Friday, 13 December 2024
by BD Banks
HSBC Holdings is intensifying efforts to cut costs under CEO Georges Elhedery, aiming to save at least US$3 billion by June 2025, according to a Bloomberg report.
The initiative represents approximately 10% of HSBC’s projected US$32.6 billion annual expense bill for 2023.
Bloomberg Intelligence analysts suggest that HSBC’s US$19 billion annual wage bill is likely to be a key area for further cost reductions, forming a significant part of the bank’s broader restructuring strategy.
Details of the financial impact, including a one-time charge tied to the restructuring, are expected during the bank’s full-year earnings announcement in February.
Elhedery, who took the helm in September 2022, has already enacted significant changes to HSBC’s leadership and business structure.
The size of the group executive committee has been reduced by about one-third, with plans to cut over 40% of the bank’s top 175 management positions.

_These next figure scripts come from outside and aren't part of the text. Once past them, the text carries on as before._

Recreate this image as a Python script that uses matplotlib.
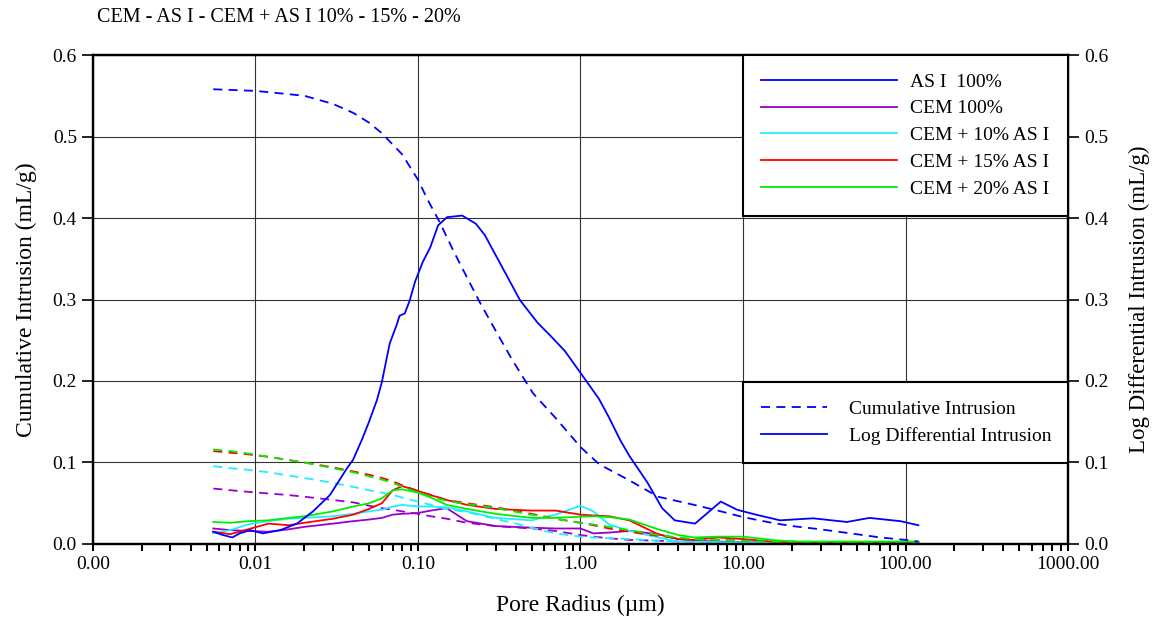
import numpy as np
import matplotlib
matplotlib.use('Agg')
import matplotlib.pyplot as plt
from matplotlib.ticker import LogLocator, FuncFormatter, MultipleLocator, NullFormatter
from matplotlib.lines import Line2D

plt.rcParams['font.family'] = ['Liberation Serif', 'DejaVu Serif']

# AS I 100% curves
asi_x_log = [0.0055, 0.0063, 0.0072, 0.008, 0.0093, 0.0111, 0.0142, 0.018, 0.0226, 0.0287,
             0.0366, 0.0398, 0.0452, 0.05, 0.056, 0.06, 0.067, 0.074, 0.077, 0.083, 0.089,
             0.096, 0.107, 0.119, 0.133, 0.151, 0.187, 0.227, 0.258, 0.425, 0.547, 0.65,
             0.8, 1.0, 1.3, 1.5, 1.75, 2.0, 2.57, 3.18, 3.8, 5.07, 7.3, 9.2, 12, 16.9, 27,
             43.6, 60, 93, 120]
asi_log = [0.015, 0.011, 0.008, 0.013, 0.017, 0.013, 0.017, 0.025, 0.040, 0.060, 0.093, 0.103,
           0.128, 0.15, 0.177, 0.199, 0.246, 0.269, 0.280, 0.283, 0.299, 0.322, 0.346, 0.364,
           0.391, 0.401, 0.403, 0.393, 0.379, 0.299, 0.271, 0.256, 0.237, 0.21, 0.178, 0.155,
           0.128, 0.108, 0.076, 0.044, 0.029, 0.025, 0.052, 0.042, 0.036, 0.029, 0.0315,
           0.027, 0.032, 0.028, 0.023]
asi_x_cum = [0.0055, 0.01, 0.02, 0.03, 0.04, 0.05, 0.06, 0.08, 0.1, 0.115, 0.136, 0.164, 0.19,
             0.241, 0.306, 0.38, 0.51, 0.7, 1.0, 1.3, 2, 3, 5, 7, 10, 15, 20, 30, 50, 70, 100, 120]
asi_cum = [0.558, 0.556, 0.550, 0.540, 0.529, 0.517, 0.504, 0.478, 0.447, 0.422, 0.395, 0.361,
           0.336, 0.296, 0.259, 0.226, 0.185, 0.155, 0.119, 0.098, 0.078, 0.058, 0.048, 0.041,
           0.033, 0.026, 0.022, 0.018, 0.012, 0.008, 0.005, 0.003]

# shared radius grid for the cement mixes
radius = [0.0055, 0.007, 0.009, 0.012, 0.016, 0.02, 0.03, 0.04, 0.05, 0.06, 0.07, 0.08, 0.1,
          0.12, 0.15, 0.2, 0.3, 0.5, 0.7, 1.0, 1.2, 1.5, 2, 3, 4, 5, 7, 10, 15, 20, 30, 50, 80, 120]

cem_cum = [0.068, 0.066, 0.064, 0.062, 0.060, 0.058, 0.054, 0.051, 0.047, 0.044, 0.042, 0.040,
           0.037, 0.034, 0.031, 0.026, 0.022, 0.019, 0.016, 0.011, 0.009, 0.007, 0.005, 0.004,
           0.003, 0.003, 0.002, 0.002, 0.002, 0.002, 0.001, 0.001, 0.001, 0.001]
cem_log = [0.019, 0.017, 0.016, 0.015, 0.018, 0.021, 0.025, 0.028, 0.030, 0.032, 0.036, 0.037,
           0.038, 0.041, 0.044, 0.028, 0.022, 0.020, 0.019, 0.019, 0.013, 0.014, 0.016, 0.012,
           0.006, 0.004, 0.003, 0.002, 0.002, 0.002, 0.002, 0.002, 0.002, 0.002]

c10_cum = [0.0955, 0.093, 0.091, 0.088, 0.084, 0.081, 0.075, 0.070, 0.066, 0.063, 0.060, 0.057,
           0.052, 0.048, 0.043, 0.039, 0.031, 0.020, 0.013, 0.009, 0.008, 0.007, 0.006, 0.004,
           0.003, 0.003, 0.002, 0.002, 0.002, 0.001, 0.001, 0.001, 0.001, 0.001]
c10_log = [0.013, 0.017, 0.024, 0.028, 0.031, 0.032, 0.034, 0.037, 0.040, 0.042, 0.046, 0.048,
           0.046, 0.046, 0.045, 0.040, 0.032, 0.029, 0.036, 0.047, 0.040, 0.024, 0.016, 0.008,
           0.003, 0.003, 0.002, 0.002, 0.002, 0.002, 0.002, 0.002, 0.002, 0.002]

c15_cum = [0.114, 0.112, 0.110, 0.107, 0.103, 0.100, 0.094, 0.089, 0.085, 0.081, 0.077, 0.072,
           0.065, 0.060, 0.054, 0.050, 0.045, 0.037, 0.031, 0.026, 0.023, 0.019, 0.015, 0.010,
           0.007, 0.006, 0.005, 0.004, 0.003, 0.003, 0.002, 0.002, 0.001, 0.001]
c15_log = [0.015, 0.012, 0.018, 0.025, 0.023, 0.026, 0.031, 0.036, 0.043, 0.050, 0.066, 0.071,
           0.065, 0.060, 0.054, 0.048, 0.043, 0.041, 0.041, 0.036, 0.035, 0.034, 0.029, 0.012,
           0.006, 0.005, 0.008, 0.006, 0.003, 0.002, 0.002, 0.002, 0.002, 0.002]

c20_cum = [0.116, 0.114, 0.111, 0.107, 0.103, 0.100, 0.093, 0.088, 0.083, 0.079, 0.075, 0.070,
           0.063, 0.058, 0.053, 0.049, 0.044, 0.036, 0.031, 0.026, 0.024, 0.021, 0.017, 0.011,
           0.008, 0.006, 0.005, 0.004, 0.003, 0.003, 0.002, 0.002, 0.001, 0.001]
c20_log = [0.027, 0.026, 0.028, 0.029, 0.032, 0.034, 0.040, 0.046, 0.050, 0.056, 0.066, 0.067,
           0.063, 0.057, 0.048, 0.043, 0.037, 0.032, 0.032, 0.0335, 0.034, 0.033, 0.030, 0.018,
           0.011, 0.008, 0.009, 0.009, 0.005, 0.003, 0.003, 0.003, 0.003, 0.003]

labels = ['AS I  100%', 'CEM 100%', 'CEM + 10% AS I', 'CEM + 15% AS I', 'CEM + 20% AS I']
colors = ['#0000ff', '#9900cc', '#22eeff', '#ff0000', '#00ee00']
x_ticks = [0.001, 0.01, 0.1, 1, 10, 100, 1000]

fig = plt.figure(figsize=(11.56, 6.19), dpi=100)
ax = fig.add_axes([0.0804, 0.1212, 0.8435, 0.7899])

dash = (0, (5, 3.5))
lw = 1.3
series = [
    (asi_x_cum, asi_cum, asi_x_log, asi_log),
    (radius, cem_cum, radius, cem_log),
    (radius, c10_cum, radius, c10_log),
    (radius, c15_cum, radius, c15_log),
    (radius, c20_cum, radius, c20_log),
]
# draw mixes first, AS I on top
for i in [1, 2, 3, 4, 0]:
    xc, yc, xl, yl = series[i]
    ax.plot(xc, yc, color=colors[i], lw=lw, linestyle=dash)
    ax.plot(xl, yl, color=colors[i], lw=lw)

ax.set_xscale('log')
ax.set_xlim(0.001, 1000)
ax.set_ylim(0, 0.6)
ax.xaxis.set_minor_locator(LogLocator(base=10, subs=np.arange(2, 10), numticks=12))
ax.xaxis.set_minor_formatter(NullFormatter())
ax.set_xticks(x_ticks)
ax.xaxis.set_major_formatter(FuncFormatter(lambda v, p: '%.2f' % v))
ax.yaxis.set_major_locator(MultipleLocator(0.1))
ax.yaxis.set_major_formatter(FuncFormatter(lambda v, p: '%.1f' % v))
ax.grid(True, which='major', color='#333333', lw=0.8)
ax.set_axisbelow(True)
ax.tick_params(axis='x', which='both', direction='out', length=5, width=1.5, labelsize=14)
ax.tick_params(axis='y', direction='out', length=8, width=1.2, labelsize=14)
for s in ax.spines.values():
    s.set_linewidth(1.6)

ax2 = ax.twinx()
ax2.set_ylim(0, 0.6)
ax2.yaxis.set_major_locator(MultipleLocator(0.1))
ax2.yaxis.set_major_formatter(FuncFormatter(lambda v, p: '%.1f' % v))
ax2.tick_params(axis='y', direction='out', length=8, width=1.2, labelsize=14)
for s in ax2.spines.values():
    s.set_linewidth(1.6)

ax.set_xlabel('Pore Radius (µm)', fontsize=17, labelpad=16)
ax.set_ylabel('Cumulative Intrusion (mL/g)', fontsize=17, labelpad=11)
ax2.set_ylabel('Log Differential Intrusion (mL/g)', fontsize=16.5, labelpad=15)
fig.text(0.0839, 0.971, 'CEM - AS I - CEM + AS I 10% - 15% - 20%', fontsize=14.5, va='center')

handles = [Line2D([], [], color=c, lw=lw) for c in colors]
leg1 = ax2.legend(handles, labels, loc='upper left', bbox_to_anchor=(0.6667, 0.667, 0.3333, 0.333),
                  mode='expand', borderaxespad=0, fancybox=False, edgecolor='black',
                  fontsize=14, handlelength=7.0, handletextpad=0.67, labelspacing=0.47,
                  borderpad=0.93, framealpha=1)
leg1.get_frame().set_linewidth(1.5)
ax2.add_artist(leg1)

h2 = [Line2D([], [], color='#0000ff', lw=lw, linestyle=dash), Line2D([], [], color='#0000ff', lw=lw)]
leg2 = ax2.legend(h2, ['Cumulative Intrusion', 'Log Differential Intrusion'], loc='upper left',
                  bbox_to_anchor=(0.6667, 0.167, 0.3333, 0.164), mode='expand', borderaxespad=0,
                  fancybox=False, edgecolor='black', fontsize=14, handlelength=3.4,
                  handletextpad=1.13, labelspacing=0.47, borderpad=0.93, framealpha=1)
leg2.get_frame().set_linewidth(1.5)

fig.savefig('out.png', dpi=100)
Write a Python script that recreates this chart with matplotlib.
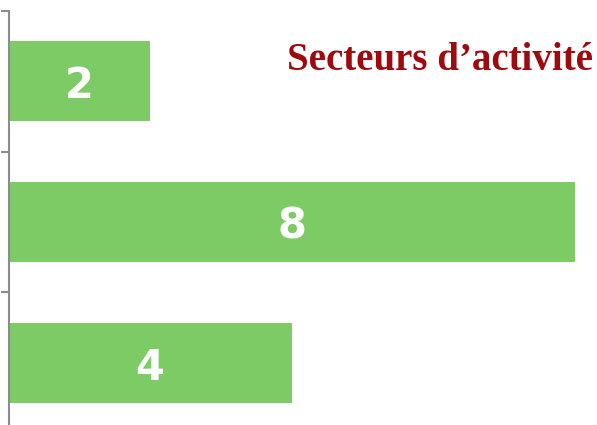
import matplotlib.pyplot as plt

categories = ["A", "B", "C"]
values = [2, 8, 4]
title = "Secteurs d\u2019activit\u00e9"

fig = plt.figure(figsize=(5.97, 4.25), dpi=100)
ax = fig.add_axes([8.5 / 597, 1 - 433 / 425, 566 / 597, 422 / 425])

pos = list(range(len(categories)))
ax.barh(pos, values, height=0.57, color="#7DCB65")
ax.set_ylim(len(categories) - 0.5, -0.5)
ax.set_xlim(0, 8)

for p, v in zip(pos, values):
    ax.text(v / 2, p + 0.12, str(v), ha="center", va="baseline", color="white",
            fontsize=30, fontweight="bold", family="DejaVu Sans")

ax.set_yticks([-0.5, 0.5, 1.5, 2.5])
ax.set_yticklabels([])
ax.set_xticks([])
for s in ["top", "right", "bottom"]:
    ax.spines[s].set_visible(False)
ax.spines["left"].set_color("#8c8c8c")
ax.spines["left"].set_linewidth(1.5)
ax.tick_params(axis="y", length=6, width=1.5, color="#8c8c8c", direction="out")

fig.text(287 / 597, 1 - 70 / 425, title, ha="left", va="baseline",
         color="#9E0B0F", fontsize=28, fontweight="bold", family="Liberation Serif")

fig.savefig("out.png", dpi=100)
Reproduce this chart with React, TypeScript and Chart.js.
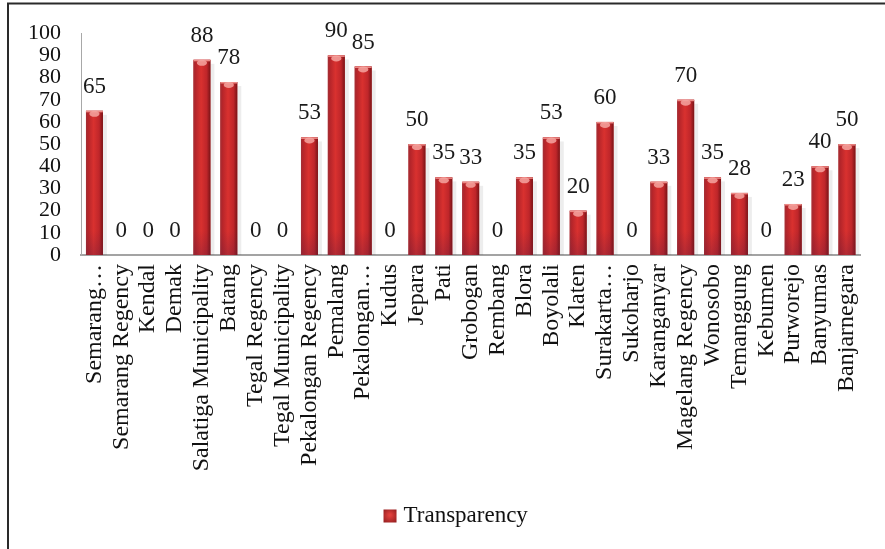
import React, { useEffect, useRef } from "react";
import { Chart, registerables } from "chart.js";

Chart.register(...registerables);

const categories = [
  "Semarang…", "Semarang Regency", "Kendal", "Demak", "Salatiga Municipality", "Batang",
  "Tegal Regency", "Tegal Municipality", "Pekalongan Regency", "Pemalang", "Pekalongan…",
  "Kudus", "Jepara", "Pati", "Grobogan", "Rembang", "Blora", "Boyolali", "Klaten",
  "Surakarta…", "Sukoharjo", "Karanganyar", "Magelang Regency", "Wonosobo", "Temanggung",
  "Kebumen", "Purworejo", "Banyumas", "Banjarnegara",
];
const transparency = [
  65, 0, 0, 0, 88, 78, 0, 0, 53, 90, 85, 0, 50, 35, 33, 0, 35, 53, 20, 60, 0, 33, 70, 35, 28, 0, 23, 40, 50,
];
const seriesName = "Transparency";
const yMin = 0;
const yMax = 100;
const yStep = 10;

const SERIF = "'Liberation Serif', 'Times New Roman', serif";

export default function App() {
  const ref = useRef<HTMLCanvasElement>(null);

  useEffect(() => {
    const canvas = ref.current;
    if (!canvas) return;

    const framePlugin = {
      id: "frame",
      beforeDraw(chart: any) {
        const ctx = chart.ctx;
        ctx.save();
        ctx.fillStyle = "#ffffff";
        ctx.fillRect(0, 0, chart.width, chart.height);
        ctx.strokeStyle = "#2a2a2a";
        ctx.lineWidth = 2;
        ctx.strokeRect(8, 3.5, chart.width + 20, chart.height + 20);
        ctx.restore();
      },
    };

    const barStylePlugin = {
      id: "barStyle",
      afterDatasetsDraw(chart: any) {
        const ctx = chart.ctx;
        const meta = chart.getDatasetMeta(0);
        meta.data.forEach((bar: any, i: number) => {
          const v = transparency[i];
          if (!v) return;
          const { x, y, base, width } = bar.getProps(["x", "y", "base", "width"], true);
          const l = x - width / 2;
          const r = x + width / 2;
          ctx.save();
          ctx.fillStyle = "rgba(0,0,0,0.07)";
          ctx.fillRect(r, y + 4, 4, base - y - 4);
          const g = ctx.createLinearGradient(l, 0, r, 0);
          g.addColorStop(0, "#a03036");
          g.addColorStop(0.12, "#b5252a");
          g.addColorStop(0.45, "#d9312f");
          g.addColorStop(0.78, "#bf262a");
          g.addColorStop(1, "#7a1417");
          ctx.fillStyle = g;
          ctx.fillRect(l, y, width, base - y);
          const gb = ctx.createLinearGradient(0, base - 24, 0, base);
          gb.addColorStop(0, "rgba(110,30,60,0)");
          gb.addColorStop(1, "rgba(110,30,60,0.35)");
          ctx.fillStyle = gb;
          ctx.fillRect(l, base - 24, width, 24);
          ctx.fillStyle = "#ec8a86";
          ctx.fillRect(l, y, width, 1.5);
          ctx.beginPath();
          ctx.ellipse(x, y + 3, width * 0.3, 3, 0, 0, Math.PI * 2);
          ctx.fillStyle = "rgba(245,165,160,0.85)";
          ctx.fill();
          ctx.restore();
        });
      },
    };

    const labelPlugin = {
      id: "valueLabels",
      afterDatasetsDraw(chart: any) {
        const ctx = chart.ctx;
        const meta = chart.getDatasetMeta(0);
        ctx.save();
        ctx.font = `23px ${SERIF}`;
        ctx.fillStyle = "#1a1a1a";
        ctx.textAlign = "center";
        ctx.textBaseline = "middle";
        meta.data.forEach((bar: any, i: number) => {
          const { x, y } = bar.getProps(["x", "y"], true);
          ctx.fillText(String(transparency[i]), x, y - 24);
        });
        ctx.restore();
      },
    };

    const legendPlugin = {
      id: "customLegend",
      afterDraw(chart: any) {
        const ctx = chart.ctx;
        const area = chart.chartArea;
        ctx.save();
        ctx.font = `23px ${SERIF}`;
        const tw = ctx.measureText(seriesName).width;
        const box = 13;
        const gap = 7;
        const total = box + gap + tw;
        const cx = (area.left + area.right) / 2 - 15;
        const cy = chart.height - 33;
        const sx = cx - total / 2;
        const g = ctx.createRadialGradient(sx + box / 2, cy - 1, 1, sx + box / 2, cy, box * 0.75);
        g.addColorStop(0, "#e0403c");
        g.addColorStop(1, "#8a1a1c");
        ctx.fillStyle = g;
        ctx.fillRect(sx, cy - box / 2, box, box);
        ctx.fillStyle = "#111";
        ctx.textAlign = "left";
        ctx.textBaseline = "middle";
        ctx.fillText(seriesName, sx + box + gap, cy);
        ctx.restore();
      },
    };

    const chart = new Chart(canvas, {
      type: "bar",
      data: {
        labels: categories,
        datasets: [
          {
            label: seriesName,
            data: transparency,
            backgroundColor: "#c3282b",
            borderWidth: 0,
            barPercentage: 0.63,
            categoryPercentage: 1,
          },
        ],
      },
      options: {
        responsive: false,
        animation: false,
        devicePixelRatio: 1,
        layout: { padding: { top: 33, left: 10, right: 15, bottom: 0 } },
        plugins: {
          tooltip: { enabled: false },
          legend: { display: false },
        },
        scales: {
          x: {
            grid: { display: false, drawTicks: false },
            border: { display: true, color: "#a3a3a3", width: 2 },
            ticks: {
              autoSkip: false,
              minRotation: 90,
              maxRotation: 90,
              padding: 9,
              color: "#111",
              font: { family: SERIF, size: 24 },
            },
            afterFit(scale: any) {
              scale.height = 294;
            },
          },
          y: {
            min: yMin,
            max: yMax,
            grid: { display: false, drawTicks: false },
            border: { display: true, color: "#a8a8a8", width: 1 },
            ticks: {
              stepSize: yStep,
              autoSkip: false,
              padding: 20,
              color: "#111",
              font: { family: SERIF, size: 22 },
            },
            afterFit(scale: any) {
              scale.width = 71;
            },
          },
        },
      },
      plugins: [framePlugin, barStylePlugin, labelPlugin, legendPlugin],
    });

    return () => chart.destroy();
  }, []);

  return (
    <div style={{ position: "absolute", left: 0, top: 0, width: 885, height: 549 }}>
      <canvas ref={ref} width={885} height={549} style={{ display: "block" }} />
    </div>
  );
}
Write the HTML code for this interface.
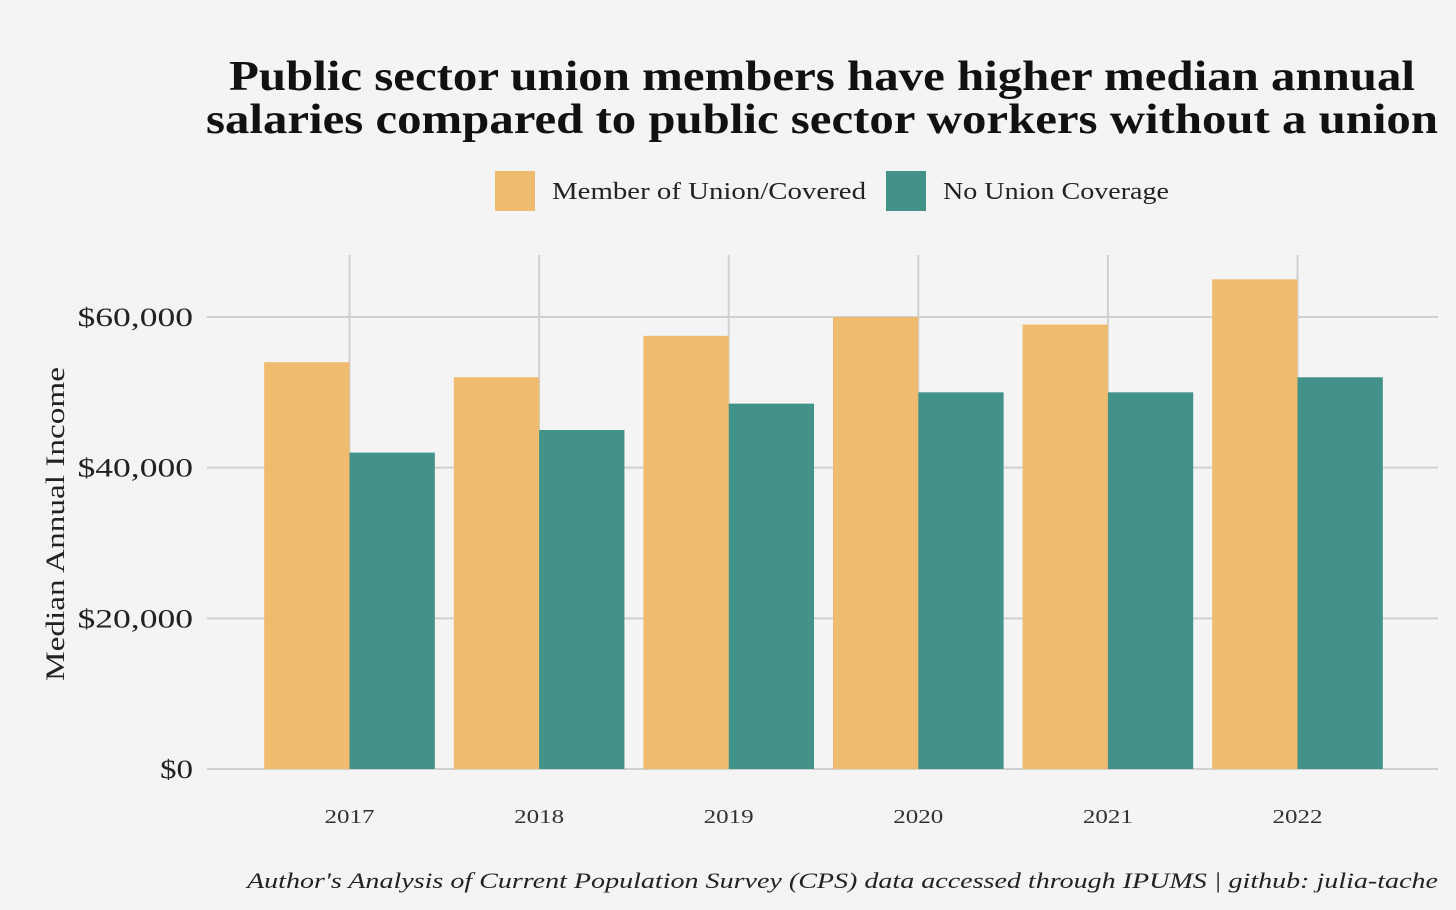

High-profile departures include Annabel Spring, former global head of private banking; Celine Herweijer, group sustainability officer; Stephen Moss, head of the Middle East, North Africa, and Turkiye; and Colin Bell, head of European operations.
Earlier this year, Nuno Matos, former head of wealth and personal banking, left to become CEO of ANZ Group Holdings.
As part of the restructuring, HSBC is consolidating commercial banking into its global banking and markets division, carving out standalone entities for its Hong Kong and UK operations, and launching a new premier banking and wealth management unit.
Elhedery has said the changes aim to provide HSBC with “a clear competitive advantage and the greatest opportunity to grow.”